Whether its restaurants, night life or spas, there is a huge variety on offer in Marrakech. And at prices to suit every budget.


Restaurants come and go. But there are some that have stood the test of time, and have been around for many years. We have included the best of these in the list below. It is not exhaustive. It’s just, in our opinion, some of the best options. Please feel free to look them up on Trip Advisor. There is plenty of choice so don’t be afraid to try others – all we ask is for your feedback afterwards!

MOROCCAN CUISINE (all you can eat feasts)

Many of the Moroccan restaurants are all you can eat feasts. Just when you think no more food can arrive, a huge plate of couscous is served.

Our preferred option is Dar Moha, although Dar Yacout is also very good.

MOROCCAN CUISINE (with entertainment)

Le Comptoir is probably the best known. It has belly dancing, and a lively bar and atmosphere.

Le Tanjia is slightly more understated and has a lovely roof top. It prepares an excellent slow cooked “Mechoui” (lamb) and also has belly dancing.

THE MAIN SQUARE (Jemaa el-Fnaa)

It’s fun, especially listening to a Moroccan speaking in cockney rhyming slang. It has a marvellous buzz and the food is generally cheap and cheerful. Different stalls offer different foods, so walk around and pick the ones you like most. Don’t get intimidated by the hustlers. It’s all good natured. There is no alcohol here.


The best tajine we have tasted in a restaurant is at the Women’s Association called Amal, only open for lunch in the Gueliz district. Friday lunch time is especially busy for a traditional lunch of couscous with local office workers, expat locals and tourists alike taking advantage of an excellent and reasonably priced meal.  The Amal centre offers training for and employs disadvantaged women.

Le Foundouk. Hidden in the Medina, near the photographic museum, this is a Riad that has been converted into a restaurant. It serves Moroccan and international food and has a lovely roof top terrace.

There are a whole host of restaurants and cafes that cook tajines, brochettes and other Moroccan fare.

If you want to have something other than Moroccan here are some of our favourite alternatives:-


Cantanzaro. Cheap and cheerful and situated in Gueliz, this is a good quality Italian restaurant offering pizzas and pasta.

Pepe Nero. This is one of our favourite places, hidden in the south of the medina. It’s a converted Riad serving both Moroccan and international food. It’s light, airy and skilfully designed.

Restaurant Loft and Restaurant Le Studio. Both reasonably recent additions to Marrakech, these are lively and contemporary.

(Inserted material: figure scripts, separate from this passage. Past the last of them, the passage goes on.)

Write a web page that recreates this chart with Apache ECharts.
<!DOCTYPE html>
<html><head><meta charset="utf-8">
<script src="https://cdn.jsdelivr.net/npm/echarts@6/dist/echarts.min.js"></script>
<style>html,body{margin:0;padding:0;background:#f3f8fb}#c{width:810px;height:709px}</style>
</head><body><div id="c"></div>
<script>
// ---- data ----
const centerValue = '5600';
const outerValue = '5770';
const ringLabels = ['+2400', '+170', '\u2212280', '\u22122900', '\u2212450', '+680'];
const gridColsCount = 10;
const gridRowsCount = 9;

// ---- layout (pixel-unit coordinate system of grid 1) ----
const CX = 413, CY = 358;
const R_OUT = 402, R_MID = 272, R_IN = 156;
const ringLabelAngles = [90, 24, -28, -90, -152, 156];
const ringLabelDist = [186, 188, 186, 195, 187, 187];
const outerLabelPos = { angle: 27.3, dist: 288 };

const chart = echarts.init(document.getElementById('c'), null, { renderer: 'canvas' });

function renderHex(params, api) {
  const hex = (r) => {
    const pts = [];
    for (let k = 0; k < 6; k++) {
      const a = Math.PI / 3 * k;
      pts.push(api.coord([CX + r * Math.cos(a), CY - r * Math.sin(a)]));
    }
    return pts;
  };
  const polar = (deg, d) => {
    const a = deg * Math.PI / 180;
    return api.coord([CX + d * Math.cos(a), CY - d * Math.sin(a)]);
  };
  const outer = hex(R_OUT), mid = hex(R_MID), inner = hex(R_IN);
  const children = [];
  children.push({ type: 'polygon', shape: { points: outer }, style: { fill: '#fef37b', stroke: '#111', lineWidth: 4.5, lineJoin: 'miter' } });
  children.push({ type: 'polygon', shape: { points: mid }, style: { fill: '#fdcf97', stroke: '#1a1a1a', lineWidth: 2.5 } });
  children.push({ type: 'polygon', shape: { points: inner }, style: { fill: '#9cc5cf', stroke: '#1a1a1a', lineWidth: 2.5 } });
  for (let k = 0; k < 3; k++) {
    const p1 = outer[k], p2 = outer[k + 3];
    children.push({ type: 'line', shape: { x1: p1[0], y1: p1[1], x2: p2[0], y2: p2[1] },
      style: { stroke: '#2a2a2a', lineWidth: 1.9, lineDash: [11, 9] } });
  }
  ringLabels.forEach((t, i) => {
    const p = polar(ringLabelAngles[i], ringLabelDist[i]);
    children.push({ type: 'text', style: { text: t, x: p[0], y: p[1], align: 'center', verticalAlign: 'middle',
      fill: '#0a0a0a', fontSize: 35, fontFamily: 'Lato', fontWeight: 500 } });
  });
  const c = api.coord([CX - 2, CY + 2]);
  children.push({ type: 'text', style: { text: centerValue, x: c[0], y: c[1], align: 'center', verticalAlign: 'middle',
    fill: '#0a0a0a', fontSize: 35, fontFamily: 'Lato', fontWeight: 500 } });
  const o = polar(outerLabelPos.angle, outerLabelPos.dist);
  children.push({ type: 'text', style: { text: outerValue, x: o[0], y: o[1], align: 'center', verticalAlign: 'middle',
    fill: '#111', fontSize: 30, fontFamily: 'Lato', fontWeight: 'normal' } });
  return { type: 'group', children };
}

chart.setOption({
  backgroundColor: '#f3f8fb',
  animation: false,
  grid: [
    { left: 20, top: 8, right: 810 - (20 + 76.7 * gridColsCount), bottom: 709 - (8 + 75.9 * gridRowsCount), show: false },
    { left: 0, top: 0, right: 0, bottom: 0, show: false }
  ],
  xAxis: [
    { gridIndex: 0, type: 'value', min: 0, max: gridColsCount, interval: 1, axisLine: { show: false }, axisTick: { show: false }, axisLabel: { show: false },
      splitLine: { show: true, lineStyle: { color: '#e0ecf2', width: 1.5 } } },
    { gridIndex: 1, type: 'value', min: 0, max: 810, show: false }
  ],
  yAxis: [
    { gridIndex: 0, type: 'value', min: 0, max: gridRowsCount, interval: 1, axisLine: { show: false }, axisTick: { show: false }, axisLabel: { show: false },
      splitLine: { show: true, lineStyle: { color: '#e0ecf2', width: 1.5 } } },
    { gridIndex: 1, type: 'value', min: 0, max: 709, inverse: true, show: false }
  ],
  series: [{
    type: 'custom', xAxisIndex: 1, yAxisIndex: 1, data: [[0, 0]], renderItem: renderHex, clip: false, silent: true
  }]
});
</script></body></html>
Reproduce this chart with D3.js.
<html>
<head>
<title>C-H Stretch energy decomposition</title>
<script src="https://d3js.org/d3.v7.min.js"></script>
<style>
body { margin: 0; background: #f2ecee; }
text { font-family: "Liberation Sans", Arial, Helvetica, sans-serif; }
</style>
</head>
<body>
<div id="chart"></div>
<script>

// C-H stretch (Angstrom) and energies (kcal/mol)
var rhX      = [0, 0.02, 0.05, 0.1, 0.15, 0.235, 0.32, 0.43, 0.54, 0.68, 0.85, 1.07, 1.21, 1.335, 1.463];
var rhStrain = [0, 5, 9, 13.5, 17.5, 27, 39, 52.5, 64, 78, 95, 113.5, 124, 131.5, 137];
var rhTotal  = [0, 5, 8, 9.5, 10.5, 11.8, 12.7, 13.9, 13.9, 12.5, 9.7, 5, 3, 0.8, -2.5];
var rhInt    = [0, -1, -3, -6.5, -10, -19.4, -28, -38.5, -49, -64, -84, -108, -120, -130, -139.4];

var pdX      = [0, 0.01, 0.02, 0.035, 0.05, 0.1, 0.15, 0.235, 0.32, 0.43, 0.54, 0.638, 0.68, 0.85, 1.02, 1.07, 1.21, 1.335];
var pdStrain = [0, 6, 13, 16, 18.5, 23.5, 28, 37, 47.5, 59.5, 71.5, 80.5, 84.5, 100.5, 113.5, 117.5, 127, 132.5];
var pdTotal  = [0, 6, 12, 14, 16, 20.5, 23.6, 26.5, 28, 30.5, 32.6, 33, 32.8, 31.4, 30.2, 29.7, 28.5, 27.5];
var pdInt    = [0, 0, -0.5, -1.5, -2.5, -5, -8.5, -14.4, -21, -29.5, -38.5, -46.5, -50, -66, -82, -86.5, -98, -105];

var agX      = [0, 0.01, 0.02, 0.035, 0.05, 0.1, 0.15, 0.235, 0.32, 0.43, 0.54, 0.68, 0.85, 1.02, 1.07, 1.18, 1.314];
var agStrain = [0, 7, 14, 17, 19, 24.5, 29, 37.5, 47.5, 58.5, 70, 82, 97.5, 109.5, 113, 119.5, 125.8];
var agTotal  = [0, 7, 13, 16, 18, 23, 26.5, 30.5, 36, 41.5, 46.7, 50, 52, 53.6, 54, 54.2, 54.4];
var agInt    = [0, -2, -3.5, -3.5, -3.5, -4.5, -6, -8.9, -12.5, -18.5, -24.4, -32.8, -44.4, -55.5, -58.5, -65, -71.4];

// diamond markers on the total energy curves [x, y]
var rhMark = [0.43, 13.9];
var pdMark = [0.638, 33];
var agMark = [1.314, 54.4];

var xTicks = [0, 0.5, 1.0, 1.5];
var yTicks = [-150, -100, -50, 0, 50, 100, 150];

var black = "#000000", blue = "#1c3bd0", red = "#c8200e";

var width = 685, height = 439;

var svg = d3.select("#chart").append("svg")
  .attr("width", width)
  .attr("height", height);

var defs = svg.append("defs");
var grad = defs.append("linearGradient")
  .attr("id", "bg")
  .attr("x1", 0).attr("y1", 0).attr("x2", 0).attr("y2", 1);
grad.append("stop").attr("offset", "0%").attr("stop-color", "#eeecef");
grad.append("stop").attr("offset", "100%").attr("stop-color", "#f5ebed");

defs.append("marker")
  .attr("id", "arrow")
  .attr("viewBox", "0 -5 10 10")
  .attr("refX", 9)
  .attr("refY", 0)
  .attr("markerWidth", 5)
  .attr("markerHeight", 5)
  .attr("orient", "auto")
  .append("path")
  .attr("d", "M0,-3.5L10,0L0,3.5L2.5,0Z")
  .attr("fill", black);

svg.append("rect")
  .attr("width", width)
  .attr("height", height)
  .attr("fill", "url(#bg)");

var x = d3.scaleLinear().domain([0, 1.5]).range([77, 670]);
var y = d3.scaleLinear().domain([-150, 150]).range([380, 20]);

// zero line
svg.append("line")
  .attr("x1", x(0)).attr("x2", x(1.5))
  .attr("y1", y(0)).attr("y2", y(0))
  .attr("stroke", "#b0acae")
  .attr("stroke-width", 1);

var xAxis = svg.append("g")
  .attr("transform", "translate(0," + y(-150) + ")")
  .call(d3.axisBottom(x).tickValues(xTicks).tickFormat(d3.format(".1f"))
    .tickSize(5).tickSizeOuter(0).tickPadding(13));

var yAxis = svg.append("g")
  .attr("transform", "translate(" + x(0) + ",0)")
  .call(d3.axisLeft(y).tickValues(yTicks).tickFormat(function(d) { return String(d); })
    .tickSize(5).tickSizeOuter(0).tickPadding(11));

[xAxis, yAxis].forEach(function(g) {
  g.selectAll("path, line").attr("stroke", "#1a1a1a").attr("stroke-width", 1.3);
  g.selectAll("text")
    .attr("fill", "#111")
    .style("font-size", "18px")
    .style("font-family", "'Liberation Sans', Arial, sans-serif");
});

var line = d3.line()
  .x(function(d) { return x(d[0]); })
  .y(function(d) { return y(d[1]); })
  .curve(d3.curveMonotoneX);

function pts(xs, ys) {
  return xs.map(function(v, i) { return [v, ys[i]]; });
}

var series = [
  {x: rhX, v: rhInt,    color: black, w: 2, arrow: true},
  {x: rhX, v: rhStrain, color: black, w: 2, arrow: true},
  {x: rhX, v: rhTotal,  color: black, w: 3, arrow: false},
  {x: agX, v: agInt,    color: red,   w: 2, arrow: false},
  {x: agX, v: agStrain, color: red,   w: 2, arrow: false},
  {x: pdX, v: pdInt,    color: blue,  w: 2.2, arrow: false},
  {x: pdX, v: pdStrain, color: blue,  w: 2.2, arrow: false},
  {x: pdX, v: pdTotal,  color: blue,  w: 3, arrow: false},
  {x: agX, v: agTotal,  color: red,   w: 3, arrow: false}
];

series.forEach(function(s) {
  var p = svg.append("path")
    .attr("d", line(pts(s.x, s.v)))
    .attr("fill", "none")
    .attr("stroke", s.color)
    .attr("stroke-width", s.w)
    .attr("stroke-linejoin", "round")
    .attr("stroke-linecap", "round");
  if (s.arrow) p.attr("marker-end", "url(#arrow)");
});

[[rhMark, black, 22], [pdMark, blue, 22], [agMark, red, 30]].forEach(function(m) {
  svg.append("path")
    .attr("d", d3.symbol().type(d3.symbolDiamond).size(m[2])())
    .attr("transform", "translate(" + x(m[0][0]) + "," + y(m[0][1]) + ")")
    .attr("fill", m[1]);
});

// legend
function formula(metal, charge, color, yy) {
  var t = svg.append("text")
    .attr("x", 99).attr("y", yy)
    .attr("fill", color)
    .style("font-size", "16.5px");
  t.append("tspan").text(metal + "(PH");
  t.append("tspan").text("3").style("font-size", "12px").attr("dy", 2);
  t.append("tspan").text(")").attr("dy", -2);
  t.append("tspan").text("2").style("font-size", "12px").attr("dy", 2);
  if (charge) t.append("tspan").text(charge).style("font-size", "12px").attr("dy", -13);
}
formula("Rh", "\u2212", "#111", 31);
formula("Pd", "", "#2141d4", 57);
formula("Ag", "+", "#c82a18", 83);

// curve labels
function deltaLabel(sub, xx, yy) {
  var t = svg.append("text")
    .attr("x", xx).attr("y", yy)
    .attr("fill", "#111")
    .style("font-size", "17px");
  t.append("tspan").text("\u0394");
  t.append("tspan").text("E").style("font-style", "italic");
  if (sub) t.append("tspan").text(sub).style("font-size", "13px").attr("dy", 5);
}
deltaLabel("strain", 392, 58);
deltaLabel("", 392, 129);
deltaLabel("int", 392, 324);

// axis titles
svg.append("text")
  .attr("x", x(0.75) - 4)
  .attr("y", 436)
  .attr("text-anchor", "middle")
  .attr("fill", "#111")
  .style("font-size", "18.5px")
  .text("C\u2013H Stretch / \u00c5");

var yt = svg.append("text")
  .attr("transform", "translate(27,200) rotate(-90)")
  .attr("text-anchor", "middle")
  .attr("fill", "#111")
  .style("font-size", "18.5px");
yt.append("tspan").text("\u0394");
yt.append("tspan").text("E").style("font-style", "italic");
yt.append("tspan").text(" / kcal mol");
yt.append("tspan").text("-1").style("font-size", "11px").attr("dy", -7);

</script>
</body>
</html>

Food is excellently presented however they they do still allow smoking which can put off some diners.

Café de la Poste. Colonial style building and relaxed atmosphere in the middle of Gueliz. Good quality international food.


There is, heaven forbid, a Starbucks here which opened very recently. There is also a Spanish brand called Cappuccino, which is excellent.

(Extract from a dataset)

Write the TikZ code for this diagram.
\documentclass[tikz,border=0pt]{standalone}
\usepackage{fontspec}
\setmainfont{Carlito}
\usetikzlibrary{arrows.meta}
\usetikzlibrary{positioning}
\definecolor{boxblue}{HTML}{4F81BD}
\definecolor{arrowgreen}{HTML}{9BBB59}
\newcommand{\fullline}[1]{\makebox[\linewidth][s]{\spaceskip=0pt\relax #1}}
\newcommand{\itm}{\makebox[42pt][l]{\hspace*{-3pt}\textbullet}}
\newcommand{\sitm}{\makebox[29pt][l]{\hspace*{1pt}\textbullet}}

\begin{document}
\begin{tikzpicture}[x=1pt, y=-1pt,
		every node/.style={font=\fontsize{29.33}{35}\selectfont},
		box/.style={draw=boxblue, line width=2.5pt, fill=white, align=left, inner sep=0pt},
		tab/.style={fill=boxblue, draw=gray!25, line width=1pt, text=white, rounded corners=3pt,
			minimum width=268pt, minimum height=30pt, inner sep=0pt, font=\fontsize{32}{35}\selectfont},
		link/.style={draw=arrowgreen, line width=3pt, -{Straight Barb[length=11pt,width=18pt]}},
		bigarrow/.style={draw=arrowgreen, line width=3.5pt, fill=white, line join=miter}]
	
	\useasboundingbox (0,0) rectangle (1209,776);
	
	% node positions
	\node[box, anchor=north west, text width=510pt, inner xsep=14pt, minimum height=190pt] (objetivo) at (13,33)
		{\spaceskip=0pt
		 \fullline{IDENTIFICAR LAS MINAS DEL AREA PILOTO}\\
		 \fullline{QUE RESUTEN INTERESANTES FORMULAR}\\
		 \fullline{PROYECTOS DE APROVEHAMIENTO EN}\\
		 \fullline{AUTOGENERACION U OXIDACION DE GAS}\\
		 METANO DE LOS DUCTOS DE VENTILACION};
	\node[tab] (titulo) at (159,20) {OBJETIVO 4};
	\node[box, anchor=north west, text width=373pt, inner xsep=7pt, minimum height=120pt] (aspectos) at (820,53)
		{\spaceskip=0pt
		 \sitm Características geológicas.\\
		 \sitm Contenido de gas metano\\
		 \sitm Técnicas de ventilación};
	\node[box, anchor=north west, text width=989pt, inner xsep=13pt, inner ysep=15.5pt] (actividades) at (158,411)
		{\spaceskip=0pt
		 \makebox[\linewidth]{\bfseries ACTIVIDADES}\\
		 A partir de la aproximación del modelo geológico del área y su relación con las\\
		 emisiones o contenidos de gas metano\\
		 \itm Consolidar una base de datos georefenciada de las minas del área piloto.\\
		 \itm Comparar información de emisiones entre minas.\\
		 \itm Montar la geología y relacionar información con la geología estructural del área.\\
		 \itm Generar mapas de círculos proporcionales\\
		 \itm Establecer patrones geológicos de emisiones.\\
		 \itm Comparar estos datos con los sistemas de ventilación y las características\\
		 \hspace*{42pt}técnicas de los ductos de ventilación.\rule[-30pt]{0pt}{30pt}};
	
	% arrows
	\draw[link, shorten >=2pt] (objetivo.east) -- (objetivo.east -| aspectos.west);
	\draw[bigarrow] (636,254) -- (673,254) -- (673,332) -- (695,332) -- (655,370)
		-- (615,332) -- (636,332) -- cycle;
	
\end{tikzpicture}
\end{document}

But we prefer the local places, which are just simply “local”. Nothing fancy here. Our favourite coffee is the local nuss nuss, which means half half, that being half strong espresso and half hot milk.


It’s active, if you know where to go. There are some excellent roof top bars in the Hiverange district. In the medina, the Kosy Bar in the Kasbah and Café Arabe (which also have restaurants) are good options.

If you then want to continue later then head for either Jhad Mahal, which has an excellent band most nights or the bar at Le Comptoir.

And then if you really have the need to carry on further there are some hard core clubs like Pacha, two casinos and a whole variety of other places too….


This is Marrakech at its indulgent best. You can have a lovely massage and hammam (steam and scrub) in your Riad or Villa, or you can splash out on half day or full day treatments at spas or hotels.

Most of the hotels are open to outside visitors.

Beldi Club and Riad Farnatchi also have excellent spas at affordable prices. There is a nice spa at Atlas Golf which is perfect on the last day for 9 holes of golf, lunch and a massage before catching an evening flight back.

And if you really want to indulge then try La Sultana, La Mamounia or the outrageous Royal Mansour from £150 to £300 for 2 to 3 hours or half day sessions.


Anything can be arranged according to your preference. We would also highly recommend eating at least one night in your Riad or Villa.

Some of the more popular spas may need to be booked in advance however many can be visited spontaneously. Your concierge will provide advice as to where to go and make reservations for you in any restaurants or spas either before arrival or during your stay.

Our aim is to provide advice and recommendations based on feedback from our clients and our own experience in Marrakech. We do not take commissions from restaurants or spas ensuring our advice is always impartial and will best meet your needs.